Local charities and non profits are encouraged to apply for county funding with the county financial management office before the April 15 deadline, said Cesarini, also a Giles County Democrat.
In other business:
• State Rep. Clay Doggett R-Pulaski, 70th District, indicated through an office spokesman, that he might meet with county democrats to give his views on matters of interest, according to Gattis.
The meeting could come later in this session of the State Legislature.
• Dunnavant said the state is asking people to apply to be election workers and he encouraged people to apply. Franklin, a member of the Giles County Democrats, will ask Maxie Trotter, a Democratic election commission representative, what the requirements are for election workers in Giles County.

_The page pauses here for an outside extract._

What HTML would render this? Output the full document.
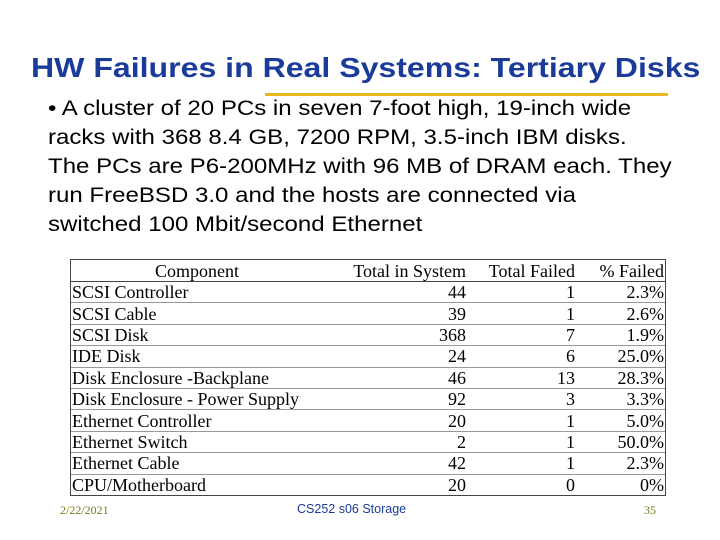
<!DOCTYPE html>
<html><head><meta charset="utf-8"><style>
body{margin:0;width:720px;height:540px;background:#fff;position:relative;overflow:hidden;font-family:"Liberation Sans",sans-serif}
.a{position:absolute;white-space:nowrap}
#title{left:31px;top:52px;font-size:28px;font-weight:bold;color:#1a3b9a;transform:scaleX(1.145);transform-origin:0 0}
#rule{left:265px;top:93px;width:403px;height:3px;background:#e8b820}
#body{left:48px;top:94px;font-size:21px;line-height:29px;color:#000;transform:scaleX(1.145);transform-origin:0 0}
#tbl{left:70px;top:259px;width:596px;height:237px;border:1px solid #444;box-sizing:border-box;overflow:hidden}
table{border-collapse:collapse;width:100%;table-layout:fixed;font-family:"Liberation Serif",serif;font-size:18px;color:#000}
td,th{padding:0 1px;height:20.4px;line-height:20px;font-weight:normal;overflow:hidden}
th{height:21px}
tr.r td{border-top:1px solid #999}
th{border-bottom:1px solid #444}
.n{text-align:right}
.f{font-family:"Liberation Serif",serif;font-size:12px;color:#7a7a20;top:503px}
</style></head><body>
<div class="a" id="title">HW Failures in Real Systems: Tertiary Disks</div>
<div class="a" id="rule"></div>
<div class="a" id="body">• A cluster of 20 PCs in seven 7-foot high, 19-inch wide<br>racks with 368 8.4 GB, 7200 RPM, 3.5-inch IBM disks.<br>The PCs are P6-200MHz with 96 MB of DRAM each. They<br>run FreeBSD 3.0 and the hosts are connected via<br>switched 100 Mbit/second Ethernet</div>
<div class="a" id="tbl">
<table>
<colgroup><col style="width:252px"><col style="width:144px"><col style="width:109px"><col></colgroup>
<tr><th>Component</th><th style="text-align:right">Total in System</th><th style="text-align:right">Total Failed</th><th style="text-align:right">% Failed</th></tr>
<tr class="r"><td>SCSI Controller</td><td class="n">44</td><td class="n">1</td><td class="n">2.3%</td></tr>
<tr class="r"><td>SCSI Cable</td><td class="n">39</td><td class="n">1</td><td class="n">2.6%</td></tr>
<tr class="r"><td>SCSI Disk</td><td class="n">368</td><td class="n">7</td><td class="n">1.9%</td></tr>
<tr class="r"><td>IDE Disk</td><td class="n">24</td><td class="n">6</td><td class="n">25.0%</td></tr>
<tr class="r"><td>Disk Enclosure -Backplane</td><td class="n">46</td><td class="n">13</td><td class="n">28.3%</td></tr>
<tr class="r"><td>Disk Enclosure - Power Supply</td><td class="n">92</td><td class="n">3</td><td class="n">3.3%</td></tr>
<tr class="r"><td>Ethernet Controller</td><td class="n">20</td><td class="n">1</td><td class="n">5.0%</td></tr>
<tr class="r"><td>Ethernet Switch</td><td class="n">2</td><td class="n">1</td><td class="n">50.0%</td></tr>
<tr class="r"><td>Ethernet Cable</td><td class="n">42</td><td class="n">1</td><td class="n">2.3%</td></tr>
<tr class="r"><td>CPU/Motherboard</td><td class="n">20</td><td class="n">0</td><td class="n">0%</td></tr>
</table></div>
<div class="a f" style="left:60px">2/22/2021</div>
<div class="a" style="left:297px;top:502px;font-size:12.5px;color:#1a3b9a">CS252 s06 Storage</div>
<div class="a f" style="left:644px">35</div>
</body></html>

General requirements to be a poll worker include being a registered voter age 18 or older, not be a candidate or close relative of a candidate and able to read and write English, according to the Tennessee Secretary of State’s office.
Government employees who can serve as poll workers include all city, county and Metro employees (unless working directly under the supervision of an elected official on the ballot and state of Tennessee employees).
Federal employees are asked to consult their human resources department about eligibility, according to the secretary of state’s office.
• A “Donuts with the Democrats,” a Maury County Democratic Party meeting with a candidate forum, straw poll and caucus will begin at 10 a.m. , March 12 at the Maury Senior Citizens Center.